# Functions?

• Jul 14th 2007, 02:22 AM
Dannblood
Functions?
Hey, just working on some functions and ive got a couple ive never seen before. I need to know how to get the numbers to draw the function and the domain and range.

y = (x - 2)^2 - 5

y = 3x^2 - x - 2

Any help is appreciated.
• Jul 14th 2007, 08:03 AM
Jhevon
Quote:

Originally Posted by Dannblood
Hey, just working on some functions and ive got a couple ive never seen before. I need to know how to get the numbers to draw the function and the domain and range.

y = (x - 2)^2 - 5

y = 3x^2 - x - 2

Any help is appreciated.

Parabolas are nice to graph. you need AT MOST 4 points to graph things like these.

To graph a parabola we need to find the x-intercepts, the y-intercepts, and the vertex.

To find the x-intercepts, we replace y with zero and solve for x.
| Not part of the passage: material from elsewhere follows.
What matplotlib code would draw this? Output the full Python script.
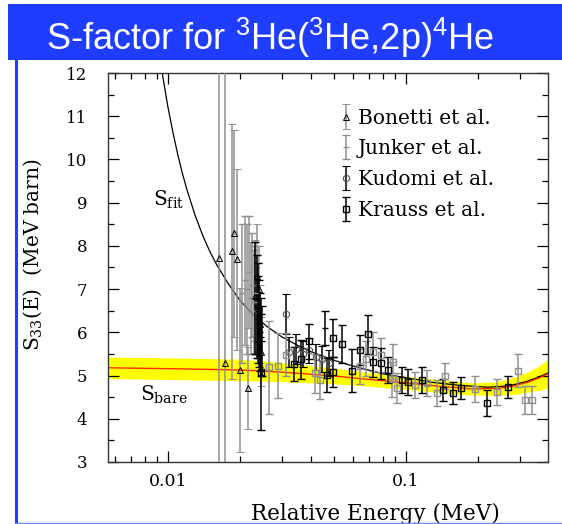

To find the y-intercepts, we replace x with zero and solve for y

To find the vertex:

If the parabola is given in the form: $f(x) = y = ax^2 + bx + c$

the x-value for the vertex is given by: $x = \frac {-b}{2a}$

Thus the co-ordinate for the vertex is: $\left( \frac {-b}{2a}, f \left( \frac {-b}{2a} \right) \right)$

If the parabola is given in the form: $f(x) = y = a(x - h)^2 + k$

Then the vertex is given by: $(h,k)$

once you have these points, plot them on your graph and draw a curve thought them that looks like a parabola. Try the problems, if you need more help someone will help you
• Jul 14th 2007, 10:41 AM
starswept
Jhevon's given you lots of great info. Like he said, parabolas are easy to graph once you have the hang of them. When you're new to them, they're especially simple when you have them in standard form: y = a(x-h)^2 + k, like your first example. When graphing this type of parabola, it's best to simply know your basic points for y = x^2. Those are of course: (0,0), (1,1), (2,4), (3,9), (4,16), (-1,1), (-2,4), (-3,9), (-4,16) and so on. Then you can plot these points (I usually do the first three) and draw the basic parabola, which is y = x^2.

From there, you know that h represents a horizontal shift: -h shifts it h units to the right, and +h shifts it h units to the left. The k represents vertical shifts: +k shifts it k units up, and -k shifts it k units downwards. So, simply move each point appropriately, then connect those new points as a parabola.

For example, with your first function, y = (x - 2)^2 - 5, you would plot your basic points. Then shift 0 two units right and down 5, to get your vertex of (2,5). Then you would move (1,1) two units right and down 5, as well as (-1,1) two units right and down 5. Keep doing this to all your basic points, erase your original graph, and connect your new points as a parabola. This sounds lengthy, but is actually very very quick once you know your basic graph, and it's a good way to help you see how vertical and horizontal translations work if you're new to parabolas. (Remember that if you'd had an a value in front of that (x-2)^2, you'd also have to apply the vertical and horizontal expansion or compression, but as we don't have that here we don't need to worry about it now)

For your second example, y = 3x^2 - x - 2, your best bet would be to complete the square so that you have your equation in a(x-h)^2 + k form, and then you can graph it as explained. Have you learned to complete the square?

EDIT: Oh yes, and as far as your domain and range, the domain of a parabola is always {x|XER} (x is an element of all real numbers). If the parabola opens upwards, the range will be y is greater than or equal to the k value of your function. If it opens downwards, the range will be y is less than or equal to the k value.